Simply ensuring that Starship can reach orbit at all is a major challenge. Successfully recovering Starship and Super Heavy after the fact may be an even bigger challenge and cannot be fully demonstrated until the rocket can consistently reach orbit. SpaceX won’t be able to reuse Starship until it can consistently recover ships and boosters from orbital launches. And there’s no guarantee that early prototypes will be reusable even if they’re recovered.

Perhaps to hit that point with a bigger hammer: until full reusability is demonstrated, every Starship will be expendable no matter what anyone might want to call it.  

It therefore might not seem as controversial to point out that there have already been non-reusable Starships produced in Texas for various tests: 

Prototype Starships already built (note the date of 10-5-22).  Image from The Ring Watchers on Twitter.

Eric Ralph concludes with some mind-boggling numbers that reflect on just how much Starship changes everything, and here I'll just give him the floor. 

In early 2023, SpaceX updated the Starship section of its website, revealing that an expendable version of the rocket will be able to launch up to 250 metric tons (~550,000 lbs) to low Earth orbit in a single launch. Saturn V, the next most capable expendable rocket, could launch up to 118 tons (~260,000 lbs) to LEO and cost $1-2 billion per launch. SpaceX publicly advertising the expendable performance of Starship unsurprisingly confirms that the company is considering all of the capabilities its new launch system will offer.

And Starship’s expendable capabilities are significant. Constructed piece by piece over dozens of launches, the International Space Station weighs about 420 tons (~925,000 lbs). Two expendable Starships could launch more usable mass to LEO – truly revolutionary if SpaceX can make Starship launches frequent and routine.

Two expendable Starships could deliver more mass to orbit than the dozens of Shuttle flights it took to deliver all the pieces of the ISS to orbit.


  1. "Two expendable Starships could deliver more mass to orbit than the dozens of Shuttle flights it took to deliver all the pieces of the ISS to orbit."

    You'd best believe DoD is salivating and just about wetting their pants waiting for SpaceX to refine Starship and start sending some REAL cargo to orbit.
    "Rods from God", perhaps? That's just ONE of the many "uses" for a heavy-lift capability.
    Stay tuned!

  2. SiG, my computer is down and I cannot get into my e-mail.
    If this be spam, so be it.

    Here is an ad from a local (AZ) paper.

    Gary KNYH & G6NYH is hosting ham/CB rally each Saturday in February. Location is 11878 Hunter Ave Yuma, AZ
    Contact phone is listed as (928) 580-7033

  3. I don't think any of the writers at Teslarati can be considered professionals.

    1. I'm going by the definition that getting paid for something makes that person a professional.

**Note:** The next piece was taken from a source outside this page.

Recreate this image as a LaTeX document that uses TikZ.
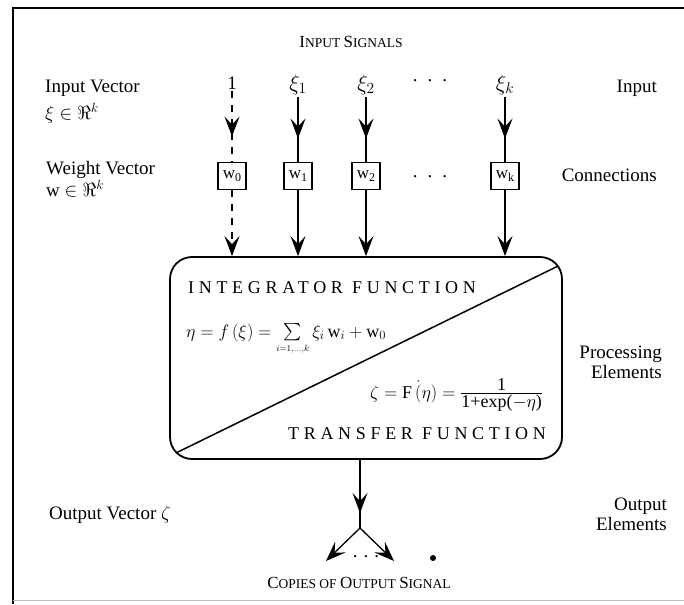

    2. Every of my science or engineering professors, but only one math professor, advocated STEM majors to have a minor in English. The need has been obvious for a long time.

      The ability to explain complex subjects to the layman is commendable. Even more so when using the fewest words possible. Forty+ years later I still adore a math professor who was so understandable yet exacting and exuded great enthusiasm in his teachings.

  4. Musk has also talked about Starship-based space telescopes. And long-duration habitats based on Starship.

    While Expendable sounds expendable, what I've read from SpaceX is that functioning production models won't be disposable but non-Earth returnable. Launch a body into orbit, the body is still there. What to do? Well, start a ferry service between Lunar and Earth orbit. Or Mars. The body with engines and tanks is already up there, no need to drop it on Earth.

    If one is truly going to expend it, drop it on the Moon, or Mars. Or in an orbital reef for recycling.

    Lots of reasons for a one-way out-of-Earth's-gravitational-field. Once up there, no reason to throw it away.

    People tend to forget that Musk and all the other brains at SpaceX are crazy like foxes. They won't announce something unless they can get benefit from it.

    Will be interesting to see what will happen in the future. Like the 12m Starship on the 9m Booster, something Musk hinted at back last year.